When the file is SBA-backed, the numbers are usually straightforward: rates have been running in the 8-11% APR range, the equipment term is often 7 years, the maximum loan amount is $5,000,000, and lender-match timing is often 30-45 days. That matters in the District because many operators are racing a lease start date, a neighborhood opening, or a construction schedule that depends on permits and inspection slots. If the operator wants tax treatment as well as monthly flexibility, Section 179 can come into play because equipment owned through financing can qualify, and the current deduction limit is $1,220,000.
What lenders want from a DC file
For District of Columbia borrowers, the usual baseline is 24 months in business, a 640+ FICO score, and about 1.25x DSCR. That does not mean every operator with a newer file is out, but it does mean the lender wants proof that the existing or projected kitchen can carry the payment.
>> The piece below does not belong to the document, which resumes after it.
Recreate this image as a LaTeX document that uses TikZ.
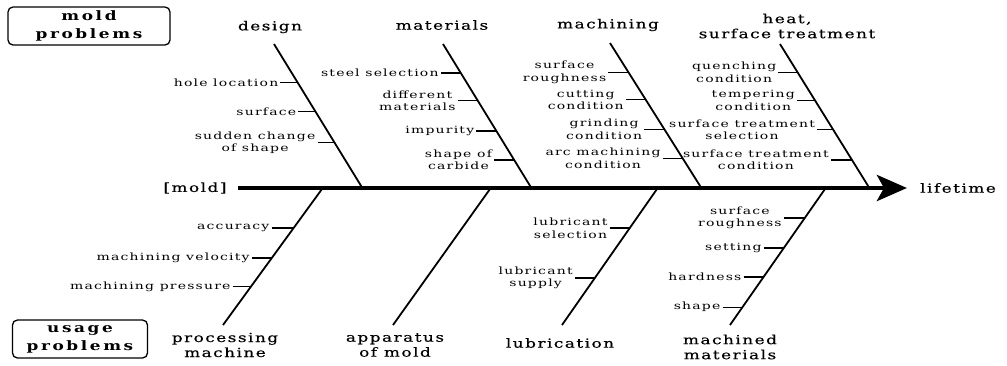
\documentclass[tikz,border=0pt]{standalone}
\usepackage{fontspec}
\setmainfont{DejaVu Serif}
\newfontfamily\causefont[FakeStretch=1.4,LetterSpace=12]{DejaVu Serif}
\newfontfamily\headfont[FakeStretch=1.35,LetterSpace=12,FakeBold=0.4]{DejaVu Serif}
\newfontfamily\boxfont[FakeStretch=1.3,LetterSpace=20]{DejaVu Serif}
\usetikzlibrary{positioning,calc,arrows.meta}

\begin{document}
\begin{tikzpicture}[x=1pt,y=-1pt,
  spine/.style={line width=4.5pt,-{Stealth[length=30pt,width=26pt,inset=7pt]}},
  bone/.style={line width=1.8pt},
  twig/.style={line width=1.1pt},
  cause/.style={font=\causefont\fontsize{10}{12.5}\selectfont,align=center,inner sep=2pt},
  head/.style={font=\headfont\fontsize{12.5}{15}\selectfont,align=center,inner sep=1pt},
  probbox/.style={draw,rounded corners=5pt,line width=1.3pt,
    font=\boxfont\bfseries\fontsize{13}{18}\selectfont,align=center,
    minimum width=162pt,minimum height=38pt,inner sep=0pt}]
  \useasboundingbox (0,0) rectangle (1007,365);

  \node[probbox] (moldbox) at (89,26) {mold\\problems};
  \node[probbox,minimum width=135pt] (usebox) at (80,339) {usage\\problems};

  % main spine
  \node[head] (mold) at (195,188) {[mold]};
  \node[head] (life) at (958,188) {lifetime};
  \draw[spine,shorten <=10pt,shorten >=12pt] (mold) -- (life);

  % mold problems
  \node[head] (design) at (270,27) {design};
  \coordinate (dt) at (274,44);
  \coordinate (db) at (363,189);
  \draw[bone] (dt) -- (db);
  \coordinate (d1) at ($(dt)!.264!(db)$);
  \coordinate (d2) at ($(dt)!.465!(db)$);
  \coordinate (d3) at ($(dt)!.68!(db)$);
  \node[cause,left=17pt of d1] (hole) {hole location};
  \node[cause,left=17pt of d2] (surf) {surface};
  \node[cause,left=17pt of d3] (sudden) {sudden change\\of shape};
  \draw[twig] (hole) -- (d1);
  \draw[twig] (surf) -- (d2);
  \draw[twig] (sudden) -- (d3);

  \node[head] (mater) at (442,25) {materials};
  \coordinate (mt) at (443,44);
  \coordinate (mb) at (532,189);
  \draw[bone] (mt) -- (mb);
  \coordinate (m1) at ($(mt)!.20!(mb)$);
  \coordinate (m2) at ($(mt)!.39!(mb)$);
  \coordinate (m3) at ($(mt)!.60!(mb)$);
  \coordinate (m4) at ($(mt)!.80!(mb)$);
  \node[cause,left=20pt of m1] (steel) {steel selection};
  \node[cause,left=20pt of m2] (diff) {different\\materials};
  \node[cause,left=20pt of m3] (impur) {impurity};
  \node[cause,left=20pt of m4] (carb) {shape of\\carbide};
  \draw[twig] (steel) -- (m1);
  \draw[twig] (diff) -- (m2);
  \draw[twig] (impur) -- (m3);
  \draw[twig] (carb) -- (m4);

  \node[head] (machin) at (608,25) {machining};
  \coordinate (ct) at (610,43);
  \coordinate (cb) at (702,189);
  \draw[bone] (ct) -- (cb);
  \coordinate (c1) at ($(ct)!.20!(cb)$);
  \coordinate (c2) at ($(ct)!.39!(cb)$);
  \coordinate (c3) at ($(ct)!.59!(cb)$);
  \coordinate (c4) at ($(ct)!.79!(cb)$);
  \node[cause,left=20pt of c1] (rough) {surface\\roughness};
  \node[cause,left=20pt of c2] (cutt) {cutting\\condition};
  \node[cause,left=20pt of c3] (grind) {grinding\\condition};
  \node[cause,left=20pt of c4] (arc) {arc machining\\condition};
  \draw[twig] (rough) -- (c1);
  \draw[twig] (cutt) -- (c2);
  \draw[twig] (grind) -- (c3);
  \draw[twig] (arc) -- (c4);

  \node[head] (heat) at (787,26) {heat,\\surface treatment};
  \coordinate (ht) at (780,44);
  \coordinate (hb) at (870,189);
  \draw[bone] (ht) -- (hb);
  \coordinate (h1) at ($(ht)!.194!(hb)$);
  \coordinate (h2) at ($(ht)!.39!(hb)$);
  \coordinate (h3) at ($(ht)!.59!(hb)$);
  \coordinate (h4) at ($(ht)!.80!(hb)$);
  \node[cause,left=19pt of h1] (quench) {quenching\\condition};
  \node[cause,left=18pt of h2] (temper) {tempering\\condition};
  \node[cause,left=16pt of h3] (stsel) {surface treatment\\selection};
  \node[cause,left=21pt of h4] (stcon) {surface treatment\\condition};
  \draw[twig] (quench) -- (h1);
  \draw[twig] (temper) -- (h2);
  \draw[twig] (stsel) -- (h3);
  \draw[twig] (stcon) -- (h4);

  % usage problems
  \node[head] (proc) at (225,345) {processing\\machine};
  \coordinate (pt) at (322,189);
  \coordinate (pb) at (223,325);
  \draw[bone] (pt) -- (pb);
  \coordinate (p1) at ($(pt)!.287!(pb)$);
  \coordinate (p2) at ($(pt)!.507!(pb)$);
  \coordinate (p3) at ($(pt)!.72!(pb)$);
  \node[cause,left=22pt of p1] (accur) {accuracy};
  \node[cause,left=20pt of p2] (veloc) {machining velocity};
  \node[cause,left=18pt of p3] (press) {machining pressure};
  \draw[twig] (accur) -- (p1);
  \draw[twig] (veloc) -- (p2);
  \draw[twig] (press) -- (p3);

  \node[head] (appar) at (395,345) {apparatus\\of mold};
  \coordinate (at) at (490,189);
  \coordinate (ab) at (393,325);
  \draw[bone] (at) -- (ab);

  \node[head] (lubri) at (560,343) {lubrication};
  \coordinate (lt) at (657,189);
  \coordinate (lb) at (562,325);
  \draw[bone] (lt) -- (lb);
  \coordinate (l1) at ($(lt)!.287!(lb)$);
  \coordinate (l2) at ($(lt)!.654!(lb)$);
  \node[cause,left=20pt of l1] (lubsel) {lubricant\\selection};
  \node[cause,left=20pt of l2] (lubsup) {lubricant\\supply};
  \draw[twig] (lubsel) -- (l1);
  \draw[twig] (lubsup) -- (l2);

  \node[head] (machd) at (730,347) {machined\\materials};
  \coordinate (wt) at (825,189);
  \coordinate (wb) at (730,325);
  \draw[bone] (wt) -- (wb);
  \coordinate (w1) at ($(wt)!.213!(wb)$);
  \coordinate (w2) at ($(wt)!.434!(wb)$);
  \coordinate (w3) at ($(wt)!.647!(wb)$);
  \coordinate (w4) at ($(wt)!.868!(wb)$);
  \node[cause,left=21pt of w1] (wrough) {surface\\roughness};
  \node[cause,left=20pt of w2] (sett) {setting};
  \node[cause,left=20pt of w3] (hard) {hardness};
  \node[cause,left=20pt of w4] (wshape) {shape};
  \draw[twig] (wrough) -- (w1);
  \draw[twig] (sett) -- (w2);
  \draw[twig] (hard) -- (w3);
  \draw[twig] (wshape) -- (w4);
\end{tikzpicture}
\end{document}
In DC, a second location with strong bank statements and stable sales by daypart can be easier to finance than a brand-new concept with no operating history, even if the new space is in a strong corridor like Navy Yard or Dupont Circle. We also pay attention to whether the first unit is actually cash-flowing after rent, labor, and food, because in this market the payment has to fit around real city operating costs.
The paperwork matters more than people want to admit. For a District of Columbia application, we usually want two years of business tax returns, year-to-date profit and loss, a current balance sheet, 3 to 6 months of business bank statements, a debt schedule, vendor quotes, equipment specs, and the lease or letter of intent for the space. If the project touches hood, gas, electrical, refrigeration, or any other permit-heavy work, add the local permit plan and the contractor's scope so everyone can see how the install fits the inspection timeline. For a Shaw bar, a H Street cafe, or a Southwest small-chain build, we also want entity documents, ownership percentages, a voided check, and the landlord contact. The cleaner the package, the easier it is to match the financing to the District schedule instead of forcing the schedule to fit the money.
Frequently asked questions
Can a District of Columbia restaurant finance equipment with no money down?
Yes. In DC, we use no-money-down structures most often for ovens, refrigeration, hood-related gear, and small-chain refreshes when the operator has solid cash flow and a clean permit path.
Does Section 179 matter for a DC operator using equipment financing?
It can. If the District of Columbia business owns the equipment through financing, the purchase may qualify for Section 179 treatment, which is why ownership-driven structures matter to many operators.
What should a District of Columbia applicant have ready before applying?
Pull together tax returns, year-to-date financials, bank statements, a debt schedule, equipment quotes, lease or LOI, and any DC permit documents tied to hood, gas, electrical, or refrigeration work.